------ DATASET SECTION ------
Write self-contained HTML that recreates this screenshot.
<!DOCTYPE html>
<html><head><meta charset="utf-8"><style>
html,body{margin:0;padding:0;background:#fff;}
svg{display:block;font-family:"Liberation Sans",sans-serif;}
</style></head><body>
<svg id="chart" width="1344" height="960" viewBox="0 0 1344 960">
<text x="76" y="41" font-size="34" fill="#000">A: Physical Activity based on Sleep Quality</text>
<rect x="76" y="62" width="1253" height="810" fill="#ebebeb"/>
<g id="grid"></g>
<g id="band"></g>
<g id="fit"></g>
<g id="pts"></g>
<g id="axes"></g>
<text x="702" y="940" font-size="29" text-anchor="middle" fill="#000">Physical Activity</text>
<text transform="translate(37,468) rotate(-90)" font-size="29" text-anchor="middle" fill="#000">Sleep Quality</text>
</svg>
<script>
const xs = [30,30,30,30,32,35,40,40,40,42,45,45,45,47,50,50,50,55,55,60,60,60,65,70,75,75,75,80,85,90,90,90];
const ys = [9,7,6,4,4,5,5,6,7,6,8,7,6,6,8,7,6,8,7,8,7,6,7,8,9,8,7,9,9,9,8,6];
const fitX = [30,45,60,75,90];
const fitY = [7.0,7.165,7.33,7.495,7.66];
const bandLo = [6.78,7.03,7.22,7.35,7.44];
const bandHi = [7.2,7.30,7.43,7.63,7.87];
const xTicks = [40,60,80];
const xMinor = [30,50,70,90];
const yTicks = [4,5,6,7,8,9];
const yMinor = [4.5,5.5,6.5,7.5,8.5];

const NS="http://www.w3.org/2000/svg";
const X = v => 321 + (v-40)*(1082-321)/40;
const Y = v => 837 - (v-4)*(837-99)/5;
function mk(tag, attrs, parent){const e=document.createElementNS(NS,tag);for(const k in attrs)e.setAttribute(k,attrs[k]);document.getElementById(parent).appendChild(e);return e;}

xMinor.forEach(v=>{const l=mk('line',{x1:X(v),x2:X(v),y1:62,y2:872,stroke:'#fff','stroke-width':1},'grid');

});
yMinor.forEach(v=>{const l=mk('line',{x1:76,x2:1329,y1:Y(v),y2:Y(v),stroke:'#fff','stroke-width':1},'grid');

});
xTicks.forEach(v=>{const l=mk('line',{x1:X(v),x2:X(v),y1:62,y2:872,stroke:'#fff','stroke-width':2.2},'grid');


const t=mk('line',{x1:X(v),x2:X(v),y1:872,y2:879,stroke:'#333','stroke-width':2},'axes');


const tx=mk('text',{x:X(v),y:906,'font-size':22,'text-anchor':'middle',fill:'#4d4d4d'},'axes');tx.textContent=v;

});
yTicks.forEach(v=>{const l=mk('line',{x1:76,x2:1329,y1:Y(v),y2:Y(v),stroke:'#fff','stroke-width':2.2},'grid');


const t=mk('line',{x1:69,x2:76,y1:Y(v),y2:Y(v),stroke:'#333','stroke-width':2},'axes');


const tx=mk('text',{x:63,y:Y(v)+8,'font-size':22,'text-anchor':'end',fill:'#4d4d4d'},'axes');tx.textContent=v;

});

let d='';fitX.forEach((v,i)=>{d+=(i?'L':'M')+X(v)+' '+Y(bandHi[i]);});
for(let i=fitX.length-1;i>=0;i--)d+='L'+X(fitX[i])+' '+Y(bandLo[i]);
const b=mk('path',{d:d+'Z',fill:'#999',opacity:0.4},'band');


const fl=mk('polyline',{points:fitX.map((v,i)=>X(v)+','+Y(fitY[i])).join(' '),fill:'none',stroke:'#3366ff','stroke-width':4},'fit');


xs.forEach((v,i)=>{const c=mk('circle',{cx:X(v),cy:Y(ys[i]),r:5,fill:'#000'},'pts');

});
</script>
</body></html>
------
• **INSTRUCTIONS FOR THE TASK**: Quote exactly the stretch of lines above that starts at the first one and ends at the line with "const yMinor = [4.5,5.5,6.5,7.5,8.5];", and nothing beyond it.

• **FULL SOLUTION**:
Write self-contained HTML that recreates this screenshot.
<!DOCTYPE html>
<html><head><meta charset="utf-8"><style>
html,body{margin:0;padding:0;background:#fff;}
svg{display:block;font-family:"Liberation Sans",sans-serif;}
</style></head><body>
<svg id="chart" width="1344" height="960" viewBox="0 0 1344 960">
<text x="76" y="41" font-size="34" fill="#000">A: Physical Activity based on Sleep Quality</text>
<rect x="76" y="62" width="1253" height="810" fill="#ebebeb"/>
<g id="grid"></g>
<g id="band"></g>
<g id="fit"></g>
<g id="pts"></g>
<g id="axes"></g>
<text x="702" y="940" font-size="29" text-anchor="middle" fill="#000">Physical Activity</text>
<text transform="translate(37,468) rotate(-90)" font-size="29" text-anchor="middle" fill="#000">Sleep Quality</text>
</svg>
<script>
const xs = [30,30,30,30,32,35,40,40,40,42,45,45,45,47,50,50,50,55,55,60,60,60,65,70,75,75,75,80,85,90,90,90];
const ys = [9,7,6,4,4,5,5,6,7,6,8,7,6,6,8,7,6,8,7,8,7,6,7,8,9,8,7,9,9,9,8,6];
const fitX = [30,45,60,75,90];
const fitY = [7.0,7.165,7.33,7.495,7.66];
const bandLo = [6.78,7.03,7.22,7.35,7.44];
const bandHi = [7.2,7.30,7.43,7.63,7.87];
const xTicks = [40,60,80];
const xMinor = [30,50,70,90];
const yTicks = [4,5,6,7,8,9];
const yMinor = [4.5,5.5,6.5,7.5,8.5];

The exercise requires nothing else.